Space-Time Video Super-resolution with Neural Operator
Yuantong Zhang, Hanyou Zheng, Daiqin Yang, Zhenzhong Chen, Haichuan Ma, Wenpeng Ding
TL;DR
This work tackles space-time video super-resolution (ST-VSR) by reframing the problem as neural-operator learning between coarse intra-frame representations and fine-grained inter-frame representations. It introduces STNO, a neural-operator framework that uses a Galerkin-type kernel attention to perform motion estimation and compensation with a global receptive field and linear complexity, enabling efficient handling of large motions. The architecture comprises three stages—input projection, kernel integration, and output projection—with bidirectional temporal propagation and spatial modulation, all without patch-based processing. Empirical results on fixed and continuous ST-VSR tasks show that STNO achieves state-of-the-art performance with faster inference and fewer parameters, validating the effectiveness of the neural-operator approach for complex inter-frame restoration.
Abstract
This paper addresses the task of space-time video super-resolution (ST-VSR). Existing methods generally suffer from inaccurate motion estimation and motion compensation (MEMC) problems for large motions. Inspired by recent progress in physics-informed neural networks, we model the challenges of MEMC in ST-VSR as a mapping between two continuous function spaces. Specifically, our approach transforms independent low-resolution representations in the coarse-grained continuous function space into refined representations with enriched spatiotemporal details in the fine-grained continuous function space.
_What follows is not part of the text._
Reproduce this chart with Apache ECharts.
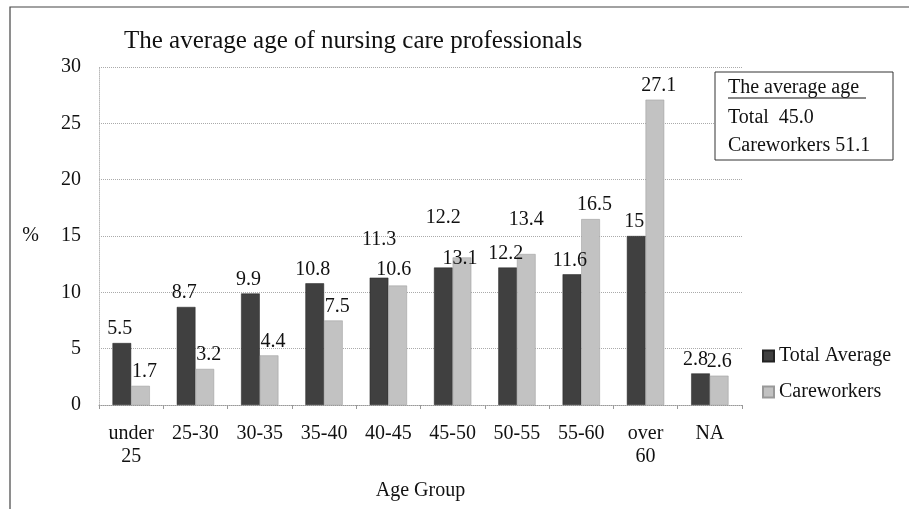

To achieve efficient and accurate MEMC, we design a Galerkin-type attention function to perform frame alignment and temporal interpolation. Due to the linear complexity of the Galerkin-type attention mechanism, our model avoids patch partitioning and offers global receptive fields, enabling precise estimation of large motions. The experimental results show that the proposed method surpasses state-of-the-art techniques in both fixed-size and continuous space-time video super-resolution tasks.